►

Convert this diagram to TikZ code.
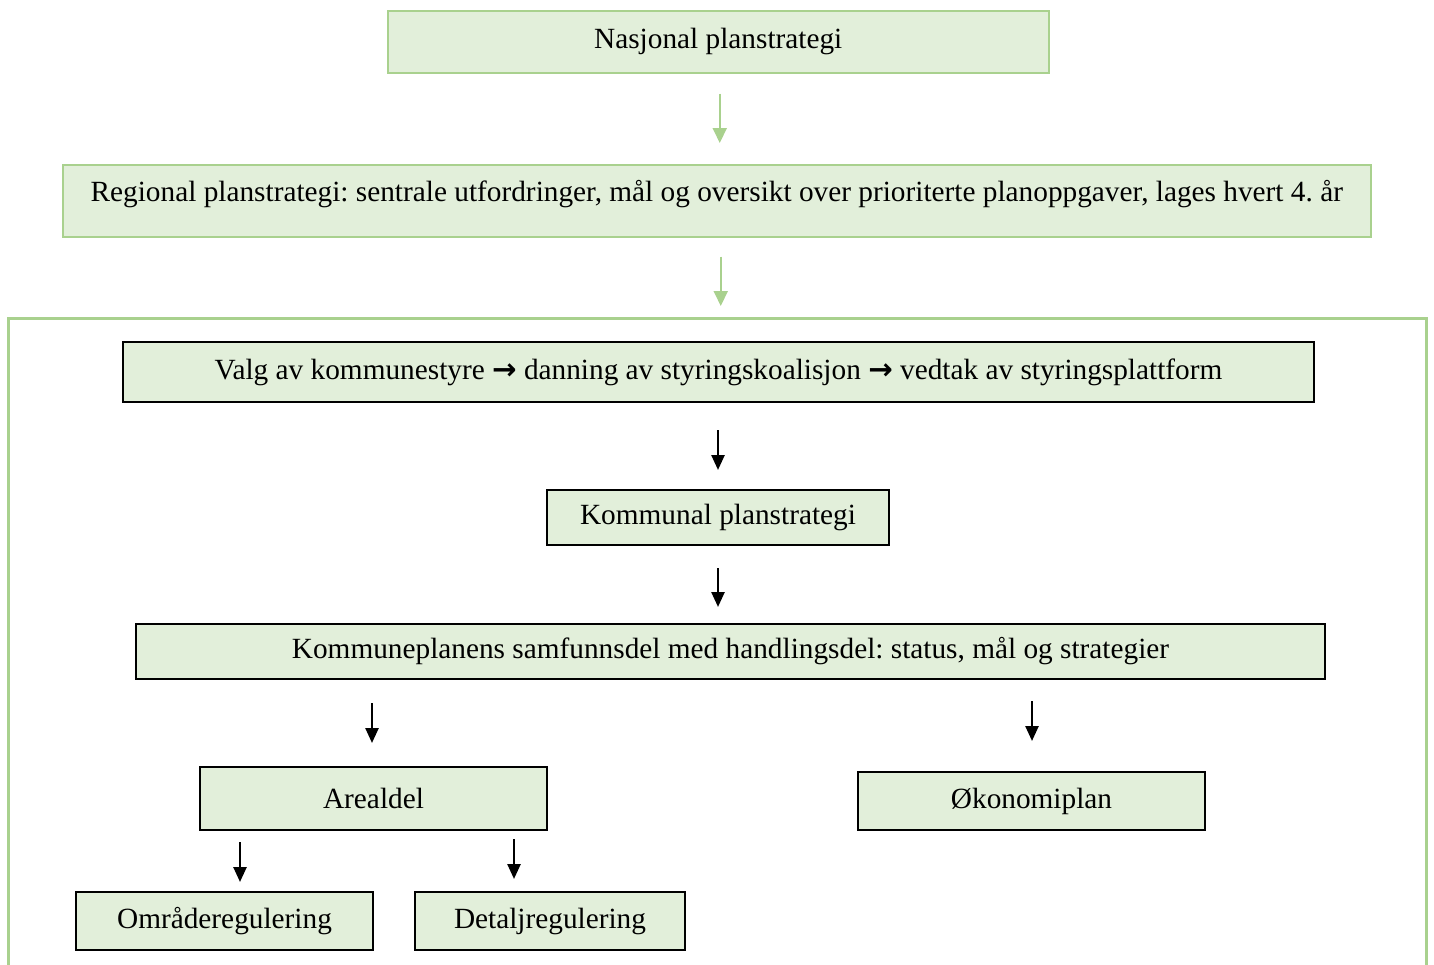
\documentclass[tikz,border=0pt]{standalone}
\usepackage{fontspec}
\setmainfont{Liberation Serif}
\newfontfamily\symfont{DejaVu Sans}
\usetikzlibrary{arrows.meta,calc}
\definecolor{boxfill}{HTML}{E2EFDA}
\definecolor{boxgreen}{HTML}{A9D18E}
\tikzset{
  lbl/.style={font=\fontsize{29.3}{33}\selectfont\frenchspacing, inner sep=0pt, align=center},
  greenbox/.style={lbl, draw=boxgreen, line width=1.5pt, fill=boxfill, anchor=north west},
  blackbox/.style={lbl, draw=black, line width=2pt, fill=boxfill, anchor=north west},
  greenarrow/.style={draw=boxgreen, line width=2pt, -{Triangle[width=14pt,length=15pt]}},
  blackarrow/.style={draw=black, line width=2.5pt, -{Triangle[width=13pt,length=15pt]}},
}
\newcommand{\ra}{{\symfont\bfseries →}}
\begin{document}
\begin{tikzpicture}[x=1pt,y=-1pt]
\useasboundingbox (0,0) rectangle (1434,964);
\clip (0,0) rectangle (1434,964);

% outer municipal frame, open at the bottom
\draw[boxgreen, line width=3pt] (8,970) -- (8,318) -- (1426,318) -- (1426,970);

% national and regional level
\node[greenbox, minimum width=661pt, minimum height=62pt] (nas) at (387,10) {Nasjonal planstrategi};
\node[greenbox, minimum width=1308pt, minimum height=72pt] (reg) at (62,164)
  {\raisebox{7pt}[\height][\depth]{Regional planstrategi: sentrale utfordringer, mål og oversikt over prioriterte planoppgaver, lages hvert 4. år}};

% municipal level
\node[blackbox, minimum width=1191pt, minimum height=60pt] (valg) at (122,341)
  {Valg av kommunestyre \ra{} danning av styringskoalisjon \ra{} vedtak av styringsplattform};
\node[blackbox, minimum width=342pt, minimum height=55pt] (kps) at (546,489) {Kommunal planstrategi};
\node[blackbox, minimum width=1189pt, minimum height=55pt] (ksd) at (135,623)
  {Kommuneplanens samfunnsdel med handlingsdel: status, mål og strategier};
\node[blackbox, minimum width=347pt, minimum height=63pt] (areal) at (199,766) {Arealdel};
\node[blackbox, minimum width=347pt, minimum height=58pt] (oko) at (857,771) {Økonomiplan};
\node[blackbox, minimum width=297pt, minimum height=58pt] (omr) at (75,891) {Områderegulering};
\node[blackbox, minimum width=270pt, minimum height=58pt] (det) at (414,891) {Detaljregulering};

% connectors
\draw[greenarrow, shorten <=20pt, shorten >=21pt] ([xshift=1.5pt]nas.south) -- ([xshift=1.5pt]nas.south |- reg.north);
\draw[greenarrow, shorten <=19pt, shorten >=12pt] ([xshift=4pt]reg.south) -- ([xshift=4pt]reg.south |- 0,318);
\draw[blackarrow, shorten <=27pt, shorten >=19pt] (kps.north |- valg.south) -- (kps.north);
\draw[blackarrow, shorten <=22pt, shorten >=16pt] (kps.south) -- (kps.south |- ksd.north);
\draw[blackarrow, shorten <=23pt, shorten >=23pt] ([xshift=-1.5pt]areal.north |- ksd.south) -- ([xshift=-1.5pt]areal.north);
\draw[blackarrow, shorten <=21pt, shorten >=30pt] ([xshift=0.5pt]oko.north |- ksd.south) -- ([xshift=0.5pt]oko.north);
\draw[blackarrow, shorten <=11pt, shorten >=9pt] ([xshift=15.5pt]omr.north |- areal.south) -- ([xshift=15.5pt]omr.north);
\draw[blackarrow, shorten <=8pt, shorten >=12pt] ([xshift=-36pt]det.north |- areal.south) -- ([xshift=-36pt]det.north);
\end{tikzpicture}
\end{document}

◄

*The request*
Leave out the pictures and output the rest of the material exactly as written.

*Output*
Convert this diagram to TikZ code.
\documentclass[tikz,border=0pt]{standalone}
\usepackage{fontspec}
\setmainfont{Liberation Serif}
\newfontfamily\symfont{DejaVu Sans}
\usetikzlibrary{arrows.meta,calc}
\definecolor{boxfill}{HTML}{E2EFDA}
\definecolor{boxgreen}{HTML}{A9D18E}
\tikzset{
  lbl/.style={font=\fontsize{29.3}{33}\selectfont\frenchspacing, inner sep=0pt, align=center},
  greenbox/.style={lbl, draw=boxgreen, line width=1.5pt, fill=boxfill, anchor=north west},
  blackbox/.style={lbl, draw=black, line width=2pt, fill=boxfill, anchor=north west},
  greenarrow/.style={draw=boxgreen, line width=2pt, -{Triangle[width=14pt,length=15pt]}},
  blackarrow/.style={draw=black, line width=2.5pt, -{Triangle[width=13pt,length=15pt]}},
}
\newcommand{\ra}{{\symfont\bfseries →}}
\begin{document}
\begin{tikzpicture}[x=1pt,y=-1pt]
\useasboundingbox (0,0) rectangle (1434,964);
\clip (0,0) rectangle (1434,964);

% outer municipal frame, open at the bottom
\draw[boxgreen, line width=3pt] (8,970) -- (8,318) -- (1426,318) -- (1426,970);

% national and regional level
\node[greenbox, minimum width=661pt, minimum height=62pt] (nas) at (387,10) {Nasjonal planstrategi};
\node[greenbox, minimum width=1308pt, minimum height=72pt] (reg) at (62,164)
  {\raisebox{7pt}[\height][\depth]{Regional planstrategi: sentrale utfordringer, mål og oversikt over prioriterte planoppgaver, lages hvert 4. år}};

% municipal level
\node[blackbox, minimum width=1191pt, minimum height=60pt] (valg) at (122,341)
  {Valg av kommunestyre \ra{} danning av styringskoalisjon \ra{} vedtak av styringsplattform};
\node[blackbox, minimum width=342pt, minimum height=55pt] (kps) at (546,489) {Kommunal planstrategi};
\node[blackbox, minimum width=1189pt, minimum height=55pt] (ksd) at (135,623)
  {Kommuneplanens samfunnsdel med handlingsdel: status, mål og strategier};
\node[blackbox, minimum width=347pt, minimum height=63pt] (areal) at (199,766) {Arealdel};
\node[blackbox, minimum width=347pt, minimum height=58pt] (oko) at (857,771) {Økonomiplan};
\node[blackbox, minimum width=297pt, minimum height=58pt] (omr) at (75,891) {Områderegulering};
\node[blackbox, minimum width=270pt, minimum height=58pt] (det) at (414,891) {Detaljregulering};

% connectors
\draw[greenarrow, shorten <=20pt, shorten >=21pt] ([xshift=1.5pt]nas.south) -- ([xshift=1.5pt]nas.south |- reg.north);
\draw[greenarrow, shorten <=19pt, shorten >=12pt] ([xshift=4pt]reg.south) -- ([xshift=4pt]reg.south |- 0,318);
\draw[blackarrow, shorten <=27pt, shorten >=19pt] (kps.north |- valg.south) -- (kps.north);
\draw[blackarrow, shorten <=22pt, shorten >=16pt] (kps.south) -- (kps.south |- ksd.north);
\draw[blackarrow, shorten <=23pt, shorten >=23pt] ([xshift=-1.5pt]areal.north |- ksd.south) -- ([xshift=-1.5pt]areal.north);
\draw[blackarrow, shorten <=21pt, shorten >=30pt] ([xshift=0.5pt]oko.north |- ksd.south) -- ([xshift=0.5pt]oko.north);
\draw[blackarrow, shorten <=11pt, shorten >=9pt] ([xshift=15.5pt]omr.north |- areal.south) -- ([xshift=15.5pt]omr.north);
\draw[blackarrow, shorten <=8pt, shorten >=12pt] ([xshift=-36pt]det.north |- areal.south) -- ([xshift=-36pt]det.north);
\end{tikzpicture}
\end{document}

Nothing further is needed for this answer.